Perhaps the difference is, as always, that the bodies on the southern border are black


They are another category of people of lesser value. They are not blue-eyed blonds. They are neither Catholic nor European. That is why they do not deserve a social mobilisation or an immediate welcome. That is why they deserve death, indignity and humiliation. That is why they do not deserve safe ways to migrate and reach Europe. That is why they do not deserve instant measures to regularise their situation. That is why they deserve invisible genocide and death.
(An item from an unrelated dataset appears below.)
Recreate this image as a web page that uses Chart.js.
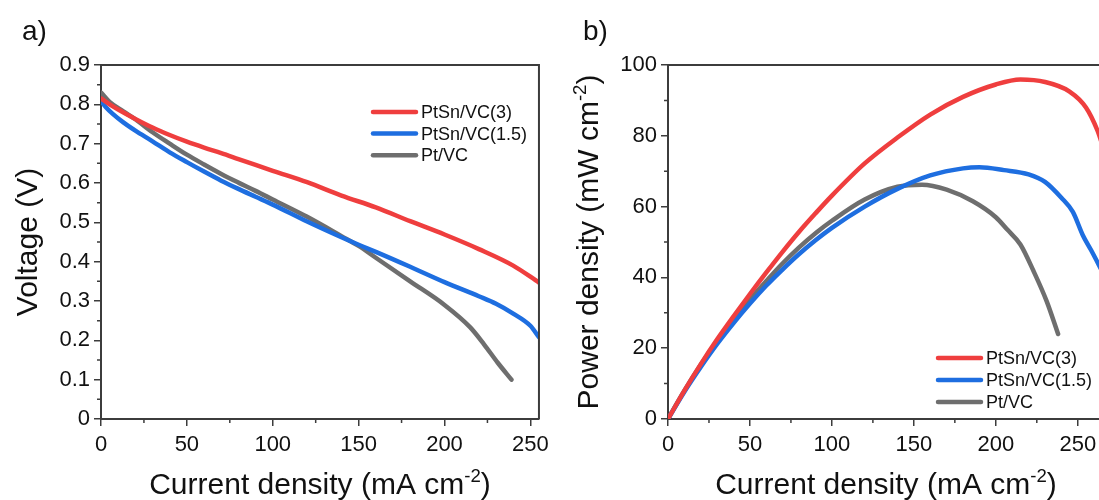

The criminalising mechanism used by Spain's most progressive government and the media to justify deadly migration policies is working perfectly. This weekend's images, showing Moroccan police piling up black bodies and leaving them to agonise to death, ignoring their duty to help, have gone unnoticed by most of the Spanish public, who were focusing their indignation and rage on the repeal of abortion rights in the United States. That is where the condolences, anger and expressions of support have poured in.

Again, as always, we are stuck in the hierarchy of first-class lives and second-class lives. The silent majority is capable of incredible acts of dissociation. No one contends that there is anything strange or absurd in showing support for bodily control in the United States, while at the same time showing absolute indifference to the Spanish government's control of bodies on the southern border. Perhaps the difference is, as always, that the bodies on the southern border are black.

It seems that black lives only matter if they are American. Black African lives don't deserve the black square and the hashtags. This weekend, rallies have been organised on social media to express rejection of the deadly migration policies and deals of the Spanish and Moroccan governments. It was no surprise to see that all the outraged people who have been denouncing for days the loss of human rights implied by the reversal of the Roe v. Wade ruling have ignored the twenty-seven deaths in Melilla, as they did the tragedy on the Tarajal beach. And so on and so forth.

Again, the dehumanisation and criminalisation of these people makes the average person believe that there is some validity to it. They buy into the propagandistic and deceitful rhetoric of "let them come, but let them come legally – because, of course, if they don't come legally, it's normal that what happens to them happens to them". Someone’s brother-in-law is encouraged to say it, and the rest of those present nod silently in agreement with this widely accepted racist talk. It seems that those who come illegally have no right to life.

An invisible genocide is taking place before our inattentive eyes. It is not really an invisible genocide; it is an invisibilised genocide. And the majority of the population looks the other way, keeping a complicit silence.